In 2001, Musicalta moved to the Alsace plain, in the Pays de Rouffach, Vignobles et Châteaux. Musicalta Festival adapted its capacities to welcome spectators and students in a natural and architectural environment, on the Wine Road.

== Festival ==
In 2012, 8,000 spectators attended the Musicalta festival. It currently takes place in towns of Pays de Rouffach, Vignobles et Châteaux. A Festival concert is also given each year in the Dominican monastery of Guebwiller.

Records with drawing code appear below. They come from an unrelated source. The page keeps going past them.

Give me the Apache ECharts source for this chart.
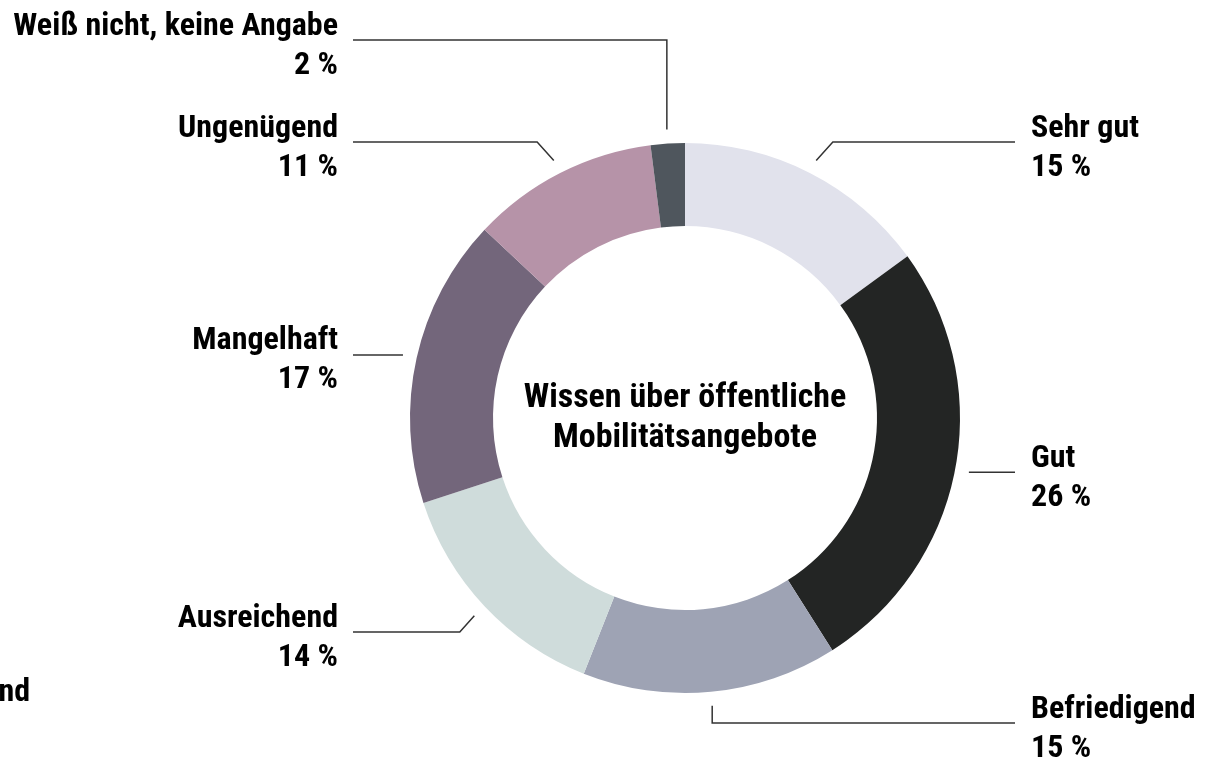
<!DOCTYPE html>
<html>
<head>
<meta charset="utf-8">
<script src="https://cdn.jsdelivr.net/npm/echarts@6/dist/echarts.min.js"></script>
<style>
  html, body { margin: 0; padding: 0; background: #fff; }
  #chart { width: 1222px; height: 759px; }
</style>
</head>
<body>
<div id="chart"></div>
<script>
// ---- data ----
var categories = ['Sehr gut', 'Gut', 'Befriedigend', 'Ausreichend', 'Mangelhaft', 'Ungenügend', 'Weiß nicht, keine Angabe'];
var values = [15, 26, 15, 14, 17, 11, 2];
var colors = ['#e1e2ec', '#232524', '#9ea3b4', '#cfdcdb', '#73667b', '#b693a8', '#4f565d'];
var centerTitle = 'Wissen über öffentliche\nMobilitätsangebote';

// ---- layout (not data) ----
var FONT = "'Liberation Sans Narrow', 'Arial Narrow', 'Roboto Condensed', 'Liberation Sans', sans-serif";
var CX = 685, CY = 418, R_IN = 192, R_OUT = 275, R_LINE = 289;
// leader geometry per slice: line y (null = keep anchor y) and elbow kind
var leaderY = [142, null, 723, 632, null, 142, 40];
var leaderKind = ['diag', 'flat', 'vert', 'diag', 'flat', 'diag', 'vert'];
var RIGHT_END = 1015, LEFT_END = 353, RIGHT_TEXT = 1031, LEFT_TEXT = 338;

var total = values.reduce(function (a, b) { return a + b; }, 0);
function midAngle(i) {
  var before = 0;
  for (var k = 0; k < i; k++) before += values[k];
  return (before + values[i] / 2) / total * Math.PI * 2;
}

var chart = echarts.init(document.getElementById('chart'), null, { renderer: 'canvas' });
chart.setOption({
  backgroundColor: '#ffffff',
  animation: false,
  graphic: [
    {
      type: 'text',
      x: CX, y: CY,
      style: {
        text: centerTitle, fontFamily: FONT, fontWeight: 'bold', fontSize: 34, fill: '#000',
        align: 'center', verticalAlign: 'middle', lineHeight: 40
      }
    },
    {
      type: 'text',
      x: 30, y: 693,
      style: { text: 'nd', fontFamily: FONT, fontWeight: 'bold', fontSize: 32, fill: '#000', align: 'right', verticalAlign: 'middle' }
    }
  ],
  series: [{
    type: 'pie',
    center: [CX, CY],
    radius: [R_IN, R_OUT],
    startAngle: 90,
    clockwise: true,
    avoidLabelOverlap: false,
    silent: true,
    data: categories.map(function (c, i) {
      return { name: c, value: values[i], itemStyle: { color: colors[i] } };
    }),
    label: {
      show: true,
      position: 'outside',
      formatter: '{b}\n{c} %',
      fontFamily: FONT,
      fontWeight: 'bold',
      fontSize: 32,
      lineHeight: 39,
      color: '#000'
    },
    labelLine: {
      show: true,
      smooth: false,
      lineStyle: { color: '#333', width: 1.5 }
    },
    labelLayout: function (p) {
      var i = p.dataIndex;
      var a = midAngle(i);
      var px = CX + R_LINE * Math.sin(a);
      var py = CY - R_LINE * Math.cos(a);
      var right = Math.sin(a) > 0;
      var ly = leaderY[i] == null ? py : leaderY[i];
      var ex = px, ey = ly;
      if (leaderKind[i] === 'diag') {
        ex = px + (right ? 1 : -1) * Math.abs(ly - py) * 0.9;
      }
      var endX = right ? RIGHT_END : LEFT_END;
      return {
        x: right ? RIGHT_TEXT : LEFT_TEXT,
        y: ly + 6,
        align: right ? 'left' : 'right',
        verticalAlign: 'middle',
        labelLinePoints: [[px, py], [ex, ey], [endX, ly]]
      };
    }
  }]
});
</script>
</body>
</html>
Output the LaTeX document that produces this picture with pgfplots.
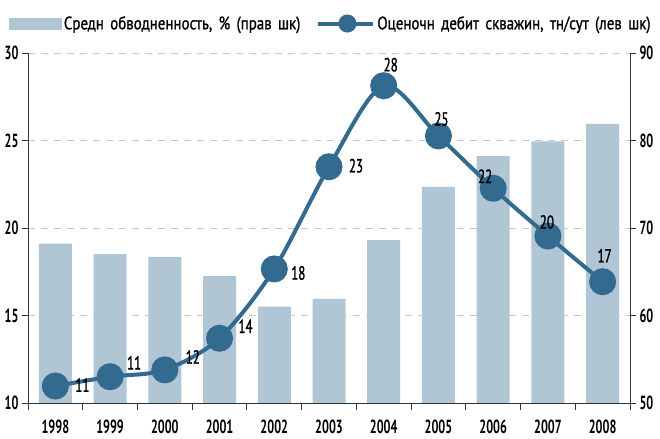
\documentclass[border=0pt]{standalone}
\usepackage{pgfplots}
\pgfplotsset{compat=1.18}
\usepackage{fontspec}
\setmainfont{PT Sans}[FakeStretch=0.68]
\newfontfamily\tickfam{PT Sans Bold}[FakeStretch=0.64]
\newfontfamily\labfam{PT Sans}[FakeStretch=0.68, FakeBold=1.2]
\newfontfamily\legfam{PT Sans}[FakeStretch=0.83, FakeBold=1, WordSpace=1.6]
\definecolor{barcol}{HTML}{B0C6D4}
\definecolor{linecol}{HTML}{336A8F}
\definecolor{gridcol}{HTML}{C8C8C8}
\newcommand{\tickfont}{\tickfam\fontsize{19bp}{19bp}\selectfont}
\newcommand{\labfont}{\labfam\fontsize{19bp}{19bp}\selectfont}
\newcommand{\legfont}{\legfam\fontsize{18bp}{18bp}\selectfont}
\pgfplotstableread{
x y
0 68.2
1 67.0
2 66.7
3 64.5
4 61.0
5 61.9
6 68.6
7 74.7
8 78.2
9 79.9
10 81.9
}\bars
\pgfplotstableread{
x y lab dx dy
0 10.97 11 27 1
1 11.50 11 24 14
2 11.89 12 28 13
3 13.70 14 26 12
4 17.66 18 24 -4
5 23.50 23 27 1
6 28.13 28 7 21
7 25.26 25 3 17
8 22.27 22 -8 12
9 19.54 20 -1 14
10 16.93 17 2 26
}\rate
\begin{document}
\begin{tikzpicture}
\begin{axis}[
  scale only axis, width=602bp, height=350bp,
  at={(0,0)}, anchor=south west,
  xmin=-0.5, xmax=10.5, ymin=50, ymax=90,
  axis x line*=bottom, axis y line*=right,
  axis line style={black!80, line width=0.9bp},
  ytick={50,60,70,80,90},
  xtick={0,...,10},
  xticklabels={1998,1999,2000,2001,2002,2003,2004,2005,2006,2007,2008},
  major x tick style={draw=none},
  minor xtick={-0.5,0.5,...,10.5},
  minor tick length=7bp, major tick length=6bp,
  tick align=outside,
  tick style={black!80, line width=0.9bp},
  ymajorgrids,
  grid style={gridcol, dash pattern=on 7bp off 6bp, line width=0.8bp},
  /pgf/number format/assume math mode=true,
  ticklabel style={font=\tickfont},
  xticklabel style={yshift=-7bp},
  clip=true,
]
\addplot[ybar, bar width=33bp, fill=barcol, draw=none] table[x=x,y=y]{\bars};
\end{axis}
\begin{axis}[
  scale only axis, width=602bp, height=350bp,
  at={(0,0)}, anchor=south west,
  xmin=-0.5, xmax=10.5, ymin=10, ymax=30,
  axis x line=none, axis y line*=left,
  axis line style={black!80, line width=0.9bp},
  ytick={10,15,20,25,30},
  major tick length=6bp, tick align=outside,
  tick style={black!80, line width=0.9bp},
  /pgf/number format/assume math mode=true,
  ticklabel style={font=\tickfont},
  clip=false,
  legend style={at={(0.5,1)}, anchor=south, yshift=20bp, xshift=2bp, draw=none, fill=none,
    font=\legfont, inner sep=0pt,
    /tikz/every even column/.append style={column sep=14bp}},
  legend columns=2,
  legend cell align=left,
]
\addlegendimage{legend image code/.code={\fill[barcol] (-12bp,-5.5bp) rectangle (40bp,5.5bp);}}
\addlegendentry{Средн обводненность, \% (прав шк)}
\addplot[linecol, line width=4bp, smooth, mark=*, mark size=11.5bp,
  mark options={fill=linecol, draw=none},
  visualization depends on={\thisrow{dx}\as\dx},
  visualization depends on={\thisrow{dy}\as\dy},
  point meta=explicit symbolic,
  nodes near coords,
  every node near coord/.append style={anchor=center, xshift=\dx bp, yshift=\dy bp, font=\labfont, text=black, inner sep=0pt},
  legend image code/.code={\draw[linecol, line width=4bp] (-10bp,0bp) -- (45bp,0bp); \fill[linecol] (19bp,0bp) circle (7bp);}
] table[x=x,y=y,meta=lab]{\rate};
\addlegendentry{Оценочн дебит скважин, тн/сут (лев шк)}
\end{axis}
\pgfresetboundingbox
\useasboundingbox (-28bp,-36bp) rectangle (632bp,403bp);
\end{tikzpicture}
\end{document}
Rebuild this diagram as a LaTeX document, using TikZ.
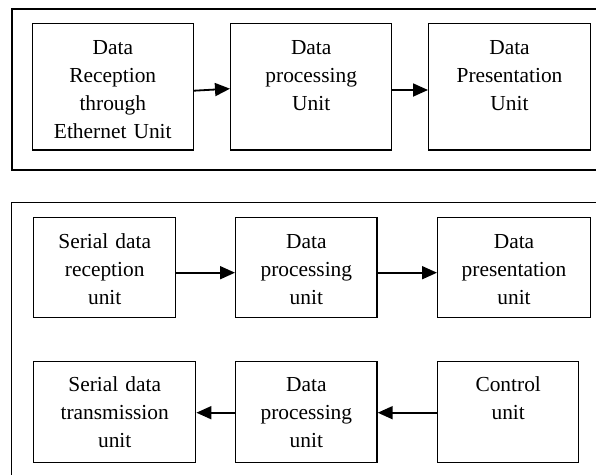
\documentclass[tikz,border=0pt]{standalone}
\usepackage{fontspec}
\setmainfont{Liberation Serif}
\usetikzlibrary{arrows.meta,calc}
\begin{document}
\begin{tikzpicture}[x=1pt,y=-1pt,
  frame/.style={draw, line width=1.6pt, inner sep=0},
  unitbox/.style={draw, line width=1.4pt, inner sep=0},
  lbl/.style={font=\fontsize{21.4}{28}\selectfont, text width=170pt, align=center, inner sep=0, anchor=base},
  arr/.style={line width=1.8pt, -{Triangle[length=15pt,width=13pt]}}]
\useasboundingbox (0,0) rectangle (596,474);
\clip (0,0) rectangle (596,474);
% frames
\node[frame, minimum width=598.3pt, minimum height=161pt] (f1) at (310.85,89.5) {};
\node[frame, line width=1.3pt, minimum width=598.3pt, minimum height=287.3pt] (f2) at (310.85,346.35) {};
% top row
\node[unitbox, minimum width=161pt, minimum height=126.3pt] (t1) at (112.8,86.85) {};
\node[unitbox, minimum width=161pt, minimum height=126.3pt] (t2) at (311.2,86.85) {};
\node[unitbox, minimum width=161.6pt, minimum height=126.3pt] (t3) at (509.5,86.85) {};
\node[lbl] (lt1) at (112.8,54.3) {Data\\Reception\\through\\Ethernet Unit};
\node[lbl] (lt2) at (311.2,54.3) {Data\\processing\\Unit};
\node[lbl] (lt3) at (509.5,54.3) {Data\\Presentation\\Unit};
% bottom first row
\node[unitbox, minimum width=142pt, minimum height=100.4pt] (a1) at (104.7,267.5) {};
\node[unitbox, minimum width=141.3pt, minimum height=100.4pt] (a2) at (306.35,267.5) {};
\node[unitbox, minimum width=152.6pt, minimum height=100.4pt] (a3) at (514,267.5) {};
\node[lbl] (la1) at (104.7,248.3) {Serial data\\reception\\unit};
\node[lbl] (la2) at (306.35,248.3) {Data\\processing\\unit};
\node[lbl] (la3) at (514,248.3) {Data\\presentation\\unit};
% bottom second row
\node[unitbox, minimum width=162pt, minimum height=101pt] (c1) at (114.7,412.2) {};
\node[unitbox, minimum width=141.3pt, minimum height=101pt] (c2) at (306.35,412.2) {};
\node[unitbox, minimum width=141pt, minimum height=101pt] (c3) at (508.2,412.2) {};
\node[lbl] (lc1) at (114.7,391.7) {Serial data\\transmission\\unit};
\node[lbl] (lc2) at (306.35,391.7) {Data\\processing\\unit};
\node[lbl] (lc3) at (508.2,391.7) {Control\\unit};
% arrows
\draw[arr] ([yshift=-3.85pt]t1.east) -- ([yshift=-1.85pt]t2.west);
\draw[arr] ([yshift=-3.15pt]t2.east) -- ([yshift=-3.15pt]t3.west);
\draw[arr] ([yshift=-5.2pt]a1.east) -- ([yshift=-5.2pt]a2.west);
\draw[arr] ([yshift=-5.2pt]a2.east) -- ([yshift=-5.2pt]a3.west);
\draw[arr] ([yshift=-0.5pt]c3.west) -- ([yshift=-0.5pt]c2.east);
\draw[arr] ([yshift=-0.5pt]c2.west) -- ([yshift=-0.5pt]c1.east);
\end{tikzpicture}
\end{document}
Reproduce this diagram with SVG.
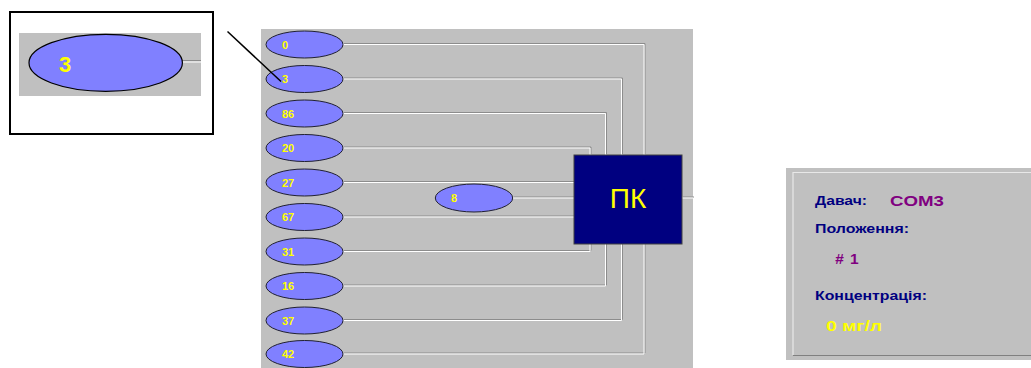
<svg xmlns="http://www.w3.org/2000/svg" width="1031" height="368" viewBox="0 0 1031 368">
<style>
.bg{fill:#c0c0c0}
.node{fill:#8080ff;stroke:#202030;stroke-width:1}
.lbl{font-family:"Liberation Sans",Arial,sans-serif;font-weight:bold;font-size:11px;fill:#ffff00}
.sh{fill:none;stroke:#8c8c8c;stroke-width:1}
.hl{fill:none;stroke:#ffffff;stroke-width:1}
.cap{font-family:"Liberation Sans",Arial,sans-serif;font-weight:bold;font-size:13.5px;fill:#000080}
.val{font-family:"Liberation Sans",Arial,sans-serif;font-weight:bold;font-size:15.5px;fill:#800080}
</style>
<rect width="1031" height="368" fill="#ffffff"/>

<!-- inset -->
<g id="inset">
<rect x="10" y="12" width="203" height="122" fill="#ffffff" stroke="#000000" stroke-width="2"/>
<rect x="19" y="33" width="182" height="63" class="bg"/>
<path d="M182 60.5 H201" class="sh"/>
<path d="M182 62 H201" class="hl"/>
<ellipse cx="105.7" cy="62.8" rx="76.7" ry="28.5" fill="#8080ff" stroke="#000000" stroke-width="1.2"/>
<text x="59" y="71.5" font-family="'Liberation Sans',Arial,sans-serif" font-weight="bold" font-size="22" fill="#ffff00">3</text>
</g>

<!-- main panel -->
<rect x="261" y="29" width="432" height="339" class="bg"/>

<g id="connectors">
<g transform="translate(1,-1)" class="sh">
<path d="M343 44.5 H644 V155"/>
<path d="M343 79 H621.5 V155"/>
<path d="M343 113.5 H605.5 V155"/>
<path d="M343 148 H590 V155"/>
<path d="M343 182.5 H574"/>
<path d="M512.7 198 H574"/>
<path d="M682 198 H693"/>
<path d="M343 217 H574"/>
<path d="M343 251.5 H590 V244"/>
<path d="M343 286 H605.5 V244"/>
<path d="M343 320.5 H621.5 V244"/>
<path d="M343 354 H644 V244"/>
</g>
<g class="hl">
<path d="M343 44.5 H644 V155"/>
<path d="M343 79 H621.5 V155"/>
<path d="M343 113.5 H605.5 V155"/>
<path d="M343 148 H590 V155"/>
<path d="M343 182.5 H574"/>
<path d="M512.7 198 H574"/>
<path d="M682 198 H693"/>
<path d="M343 217 H574"/>
<path d="M343 251.5 H590 V244"/>
<path d="M343 286 H605.5 V244"/>
<path d="M343 320.5 H621.5 V244"/>
<path d="M343 354 H644 V244"/>
</g>
</g>

<g id="n0"><ellipse cx="304.5" cy="44.5" rx="38.5" ry="13.5" class="node"/><text x="282" y="48.5" class="lbl">0</text></g>
<g id="n3"><ellipse cx="304.5" cy="79" rx="38.5" ry="13.5" class="node"/><text x="282" y="83" class="lbl">3</text></g>
<g id="n86"><ellipse cx="304.5" cy="113.5" rx="38.5" ry="13.5" class="node"/><text x="282" y="117.5" class="lbl">86</text></g>
<g id="n20"><ellipse cx="304.5" cy="148" rx="38.5" ry="13.5" class="node"/><text x="282" y="152" class="lbl">20</text></g>
<g id="n27"><ellipse cx="304.5" cy="182.5" rx="38.5" ry="13.5" class="node"/><text x="282" y="186.5" class="lbl">27</text></g>
<g id="n67"><ellipse cx="304.5" cy="217" rx="38.5" ry="13.5" class="node"/><text x="282" y="221" class="lbl">67</text></g>
<g id="n31"><ellipse cx="304.5" cy="251.5" rx="38.5" ry="13.5" class="node"/><text x="282" y="255.5" class="lbl">31</text></g>
<g id="n16"><ellipse cx="304.5" cy="286" rx="38.5" ry="13.5" class="node"/><text x="282" y="290" class="lbl">16</text></g>
<g id="n37"><ellipse cx="304.5" cy="320.5" rx="38.5" ry="13.5" class="node"/><text x="282" y="324.5" class="lbl">37</text></g>
<g id="n42"><ellipse cx="304.5" cy="354" rx="38.5" ry="13.5" class="node"/><text x="282" y="358" class="lbl">42</text></g>
<g id="n8"><ellipse cx="474" cy="198" rx="38.7" ry="14" class="node"/><text x="451" y="202" class="lbl">8</text></g>

<g id="pk">
<rect x="574" y="155" width="108" height="89" fill="#000080" stroke="#404040" stroke-width="1"/>
<text x="628" y="207.5" text-anchor="middle" font-family="'Liberation Sans',Arial,sans-serif" font-size="28" fill="#ffff00">ПК</text>
</g>

<!-- zoom pointer -->
<line x1="227.5" y1="31.5" x2="281" y2="81.5" stroke="#000000" stroke-width="1.5"/>

<!-- right panel -->
<g id="status">
<rect x="786" y="168" width="245" height="192" class="bg"/>
<path d="M793 355 V172.5 H1031" fill="none" stroke="#e8e8e8" stroke-width="1.2"/>
<path d="M793 355.5 H1031" fill="none" stroke="#808080" stroke-width="1.2"/>
<text x="815" y="205" class="cap" textLength="52" lengthAdjust="spacingAndGlyphs">Давач:</text>
<text x="890" y="205.5" class="val" textLength="54" lengthAdjust="spacingAndGlyphs">COM3</text>
<text x="815" y="233" class="cap" textLength="94" lengthAdjust="spacingAndGlyphs">Положення:</text>
<text x="835" y="264" class="val" font-style="italic">#</text>
<text x="850" y="264" class="val">1</text>
<text x="815" y="300" class="cap" textLength="112" lengthAdjust="spacingAndGlyphs">Концентрація:</text>
<text x="826" y="331" font-family="'Liberation Sans',Arial,sans-serif" font-weight="bold" font-size="14.5" fill="#ffff00" textLength="56" lengthAdjust="spacingAndGlyphs">0 мг/л</text>
</g>
</svg>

The artistic director, Francis Duroy, offers a broad program of a repertoire that crosses several centuries of music. In Musicalta, musical works of the 18th century and contemporary creations, today's music and electro acoustic music are played together in concerts. The Musicalta presents lesser-known composers too, such as in 2000, the tribute for Charles Koechlin and in 2002, the tribute for Guillaume Lekeu.

=== Invited artists ===
From the start, in Trois-Epis, in Labaroche and then in Rouffach, the Festival has hosted formations such as the Fine Arts Quartet, Gilles Apap, Philippe Bernold, Augustin Dumay, and Jean-Philippe Collard.

== Academy ==
The first music academy took place in 1994 and one year later the chamber music class opened. Musicalta Academy was officially founded in 1996, welcoming about 20 students. Students partake in a range of activities, including an instrumental workshops, string ensemble training, and lectures. Musicalta Academy also offers complementary workshops such as chamber music.